## START

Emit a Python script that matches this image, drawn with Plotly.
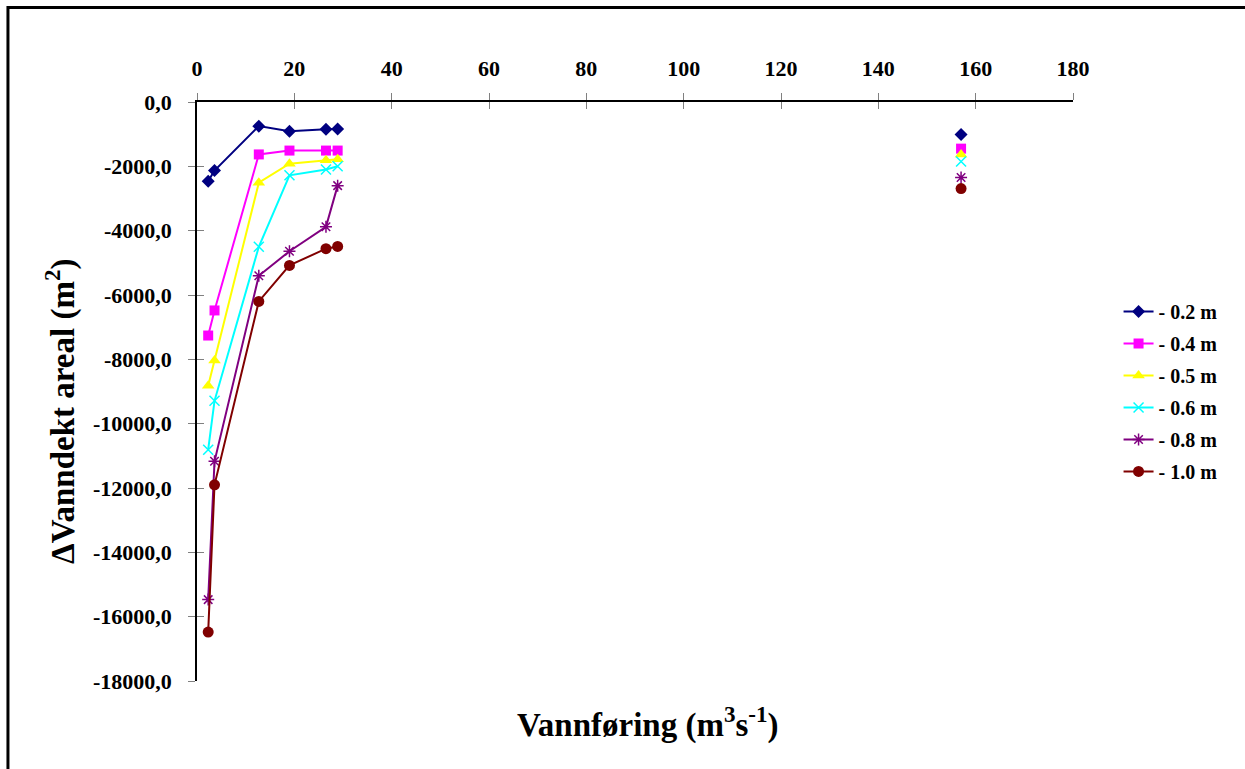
import plotly.graph_objects as go

# Discharge values (m3/s); the last survey is plotted as a separate, unconnected point
discharge = [2.3, 3.6, 12.7, 19.0, 26.5, 28.9, None, 157.0]

# Change in wetted area (m2) for each water-level reduction
area_02 = [-2460, -2130, -750, -910, -850, -840, None, -1010]
area_04 = [-7260, -6480, -1630, -1510, -1510, -1510, None, -1450]
area_05 = [-8820, -8040, -2510, -1920, -1810, -1780, None, -1630]
area_06 = [-10810, -9290, -4500, -2280, -2100, -2000, None, -1850]
area_08 = [-15470, -11170, -5400, -4640, -3880, -2600, None, -2350]
area_10 = [-16480, -11900, -6200, -5080, -4560, -4490, None, -2690]

series_names = ["- 0.2 m", "- 0.4 m", "- 0.5 m", "- 0.6 m", "- 0.8 m", "- 1.0 m"]

x_tickvals = [0, 20, 40, 60, 80, 100, 120, 140, 160, 180]
y_tickvals = [0, -2000, -4000, -6000, -8000, -10000, -12000, -14000, -16000, -18000]
y_ticktext = ["0,0", "-2000,0", "-4000,0", "-6000,0", "-8000,0", "-10000,0",
              "-12000,0", "-14000,0", "-16000,0", "-18000,0"]

styles = [
    dict(color="#000080", symbol="diamond", size=10),
    dict(color="#FF00FF", symbol="square", size=10),
    dict(color="#FFFF00", symbol="triangle-up", size=11),
    dict(color="#00FFFF", symbol="x-thin", size=10),
    dict(color="#800080", symbol="asterisk", size=10),
    dict(color="#800000", symbol="circle", size=11),
]

FONT = "Liberation Serif, Times New Roman, serif"

fig = go.Figure()
for name, vals, st in zip(series_names,
                          [area_02, area_04, area_05, area_06, area_08, area_10],
                          styles):
    open_sym = st["symbol"] in ("x-thin", "asterisk")
    fig.add_trace(go.Scatter(
        x=discharge, y=vals, name=name, legendgroup=name, mode="lines+markers",
        connectgaps=False,
        line=dict(color=st["color"], width=2),
        marker=dict(symbol=st["symbol"], size=st["size"], color=st["color"],
                    line=dict(color=st["color"], width=1.5 if open_sym else 0)),
    ))

# Invisible trace on the overlay axes that carry the inner half of the cross ticks
fig.add_trace(go.Scatter(x=[None], y=[None], xaxis="x2", yaxis="y2",
                         showlegend=False, hoverinfo="skip"))

tick_font = dict(family=FONT, size=22, color="black", weight="bold")

fig.update_layout(
    width=1245, height=769,
    margin=dict(l=197, r=172, t=102, b=88),
    paper_bgcolor="white", plot_bgcolor="white",
    showlegend=True,
    legend=dict(x=1.052, y=0.672, xanchor="left", yanchor="top",
                font=dict(family=FONT, size=20, color="black", weight="bold"),
                bgcolor="rgba(0,0,0,0)", itemwidth=30, tracegroupgap=3),
    xaxis=dict(range=[0, 180], side="top", tickvals=x_tickvals,
               showgrid=False, zeroline=False, showline=True,
               linecolor="black", linewidth=1.5,
               ticks="outside", ticklen=7, tickcolor="#808080", tickwidth=1,
               tickfont=tick_font, ticklabelstandoff=8),
    yaxis=dict(range=[-18000, 0], tickvals=y_tickvals, ticktext=y_ticktext,
               showgrid=False, zeroline=False, showline=True,
               linecolor="black", linewidth=1.5,
               ticks="outside", ticklen=7, tickcolor="#808080", tickwidth=1,
               tickfont=tick_font, ticklabelstandoff=12),
    xaxis2=dict(range=[0, 180], side="top", overlaying="x", tickvals=x_tickvals,
                showticklabels=False, showgrid=False, zeroline=False,
                ticks="inside", ticklen=7, tickcolor="#808080", tickwidth=1),
    yaxis2=dict(range=[-18000, 0], overlaying="y", tickvals=y_tickvals,
                showticklabels=False, showgrid=False, zeroline=False,
                ticks="inside", ticklen=7, tickcolor="#808080", tickwidth=1),
    shapes=[dict(type="rect", xref="paper", yref="paper",
                 x0=-0.2158, x1=1.3, y0=-0.3, y1=1.1633,
                 line=dict(color="black", width=3), fillcolor="rgba(0,0,0,0)",
                 layer="above")],
    annotations=[
        dict(text="Vannføring (m<sup>3</sup>s<sup>-1</sup>)", xref="paper", yref="paper",
             x=0.515, y=-0.072, xanchor="center", yanchor="middle", showarrow=False,
             font=dict(family=FONT, size=33, color="black", weight="bold")),
        dict(text="ΔVanndekt areal (m<sup>2</sup>)", xref="paper", yref="paper",
             x=-0.155, y=0.465, xanchor="center", yanchor="middle", showarrow=False,
             textangle=-90,
             font=dict(family=FONT, size=33, color="black", weight="bold")),
    ],
)

fig.write_html("out.html")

## END

◆ Problem details: Set the lines above down again, word for word, from the first through the one containing "discharge = [2.3, 3.6, 12.7, 19.0, 26.5, 28.9, None, 157.0]"; pictures excluded.

◆ The response:
Emit a Python script that matches this image, drawn with Plotly.
import plotly.graph_objects as go

# Discharge values (m3/s); the last survey is plotted as a separate, unconnected point
discharge = [2.3, 3.6, 12.7, 19.0, 26.5, 28.9, None, 157.0]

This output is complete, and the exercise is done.